川村二郎先生の「孤高 国語学者大野晋の生涯」の内館牧子先生の解説の一節に、下記のようなことが書かれています。
「たとえば、「故郷」は英語なら、「home」か「native」の次に「town」「land」「place」などがつくくらいだろうか。だが、日本語は「郷里」「郷土」「国」「田舎」「所在」「国元」「生地」「生国」「里」「古里」「故郷」などがあり、さらに「ふるさと」「くに」「クニ」などと平仮名やカタカナで表す人もいる。多くの場合、そこには本人のこだわりや使い分けの美意識があり、「『生国』では古くさいので別の言い方に」と命令されても譲れないのだ。

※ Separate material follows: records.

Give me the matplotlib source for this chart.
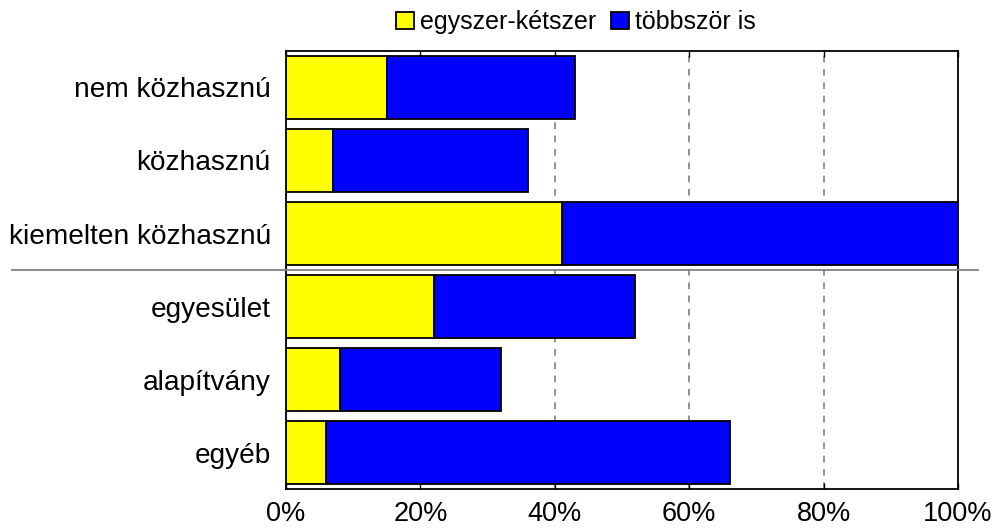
import matplotlib.pyplot as plt
from matplotlib.lines import Line2D

plt.rcParams['font.family'] = ['Liberation Sans', 'DejaVu Sans']

categories = ['nem közhasznú', 'közhasznú', 'kiemelten közhasznú',
              'egyesület', 'alapítvány', 'egyéb']
egyszer = [15, 7, 41, 22, 8, 6]
tobbszor = [28, 29, 59, 30, 24, 60]
xticks = [0, 20, 40, 60, 80, 100]
xtick_labels = ['0%', '20%', '40%', '60%', '80%', '100%']

fig = plt.figure(figsize=(9.97, 5.29), dpi=100)
ax = fig.add_axes([0.2869, 0.0756, 0.674, 0.828])

ypos = list(range(len(categories)))
ax.barh(ypos, egyszer, height=0.86, color='#FFFF00', edgecolor='black',
        linewidth=1.3, label='egyszer-kétszer', zorder=3)
ax.barh(ypos, tobbszor, left=egyszer, height=0.86, color='#0000FF',
        edgecolor='black', linewidth=1.3, label='többször is', zorder=3)

ax.set_xlim(0, 100)
ax.set_ylim(len(categories) - 0.5, -0.5)
ax.set_yticks(ypos)
ax.set_yticklabels(categories, fontsize=20.2)
ax.set_xticks(xticks)
ax.set_xticklabels(xtick_labels, fontsize=19.5)
ax.tick_params(axis='y', length=0, pad=11)
ax.tick_params(axis='x', direction='in', length=4, width=1, top=True,
               pad=8.5)

for x in [40, 60, 80]:
    ax.axvline(x, color='#808080', linestyle=(0, (4, 4)), linewidth=1.2,
               zorder=1)

for s in ax.spines.values():
    s.set_linewidth(1.3)

# separator between the two groups
fig.add_artist(Line2D([12 / 997, 978 / 997], [1 - 270 / 529, 1 - 270 / 529],
                      color='#808080', linewidth=1.3))

ax.legend(loc='center', bbox_to_anchor=(576 / 997, 1 - 22 / 529),
          bbox_transform=fig.transFigure, ncol=2, frameon=False, fontsize=18,
          handlelength=0.7, handleheight=0.65, handletextpad=0.25,
          columnspacing=0.6, borderpad=0)

fig.savefig('out.png', dpi=100)
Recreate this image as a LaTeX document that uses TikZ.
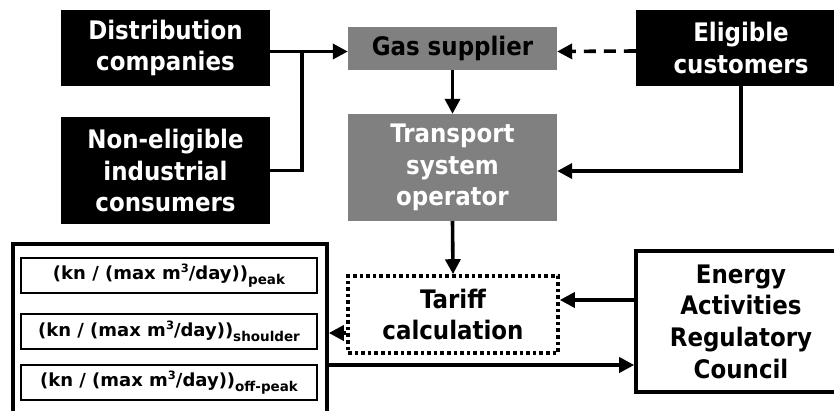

日本語が単なる表音文字だけの言語であったなら、話せて書ければ「言葉がわかる」と言っていいのではないか。だが、日本語は違う。日本語は単に意思疎通のための記号ではなく、民族の精神文化にまでかかわるからだ。「もっと本気で、日本語に対して下さい」という大野の一言を、特に昨今の日本人はもっと本気で受け止める必要がある。」
日本語で勉強するとはどういうことなのか?そしていわゆる入試問題の難問とはなんだろうか?
私たちは、そのすべての要は、同音異義語、もしくは同義語の勉強が非常に重要だと考えます。
読解力、表現力という抽象的な言葉の本質とは、「同義語における語彙力ではないか」と、当塾では考えております。
日本語における同義語とは、とても奥深いものです。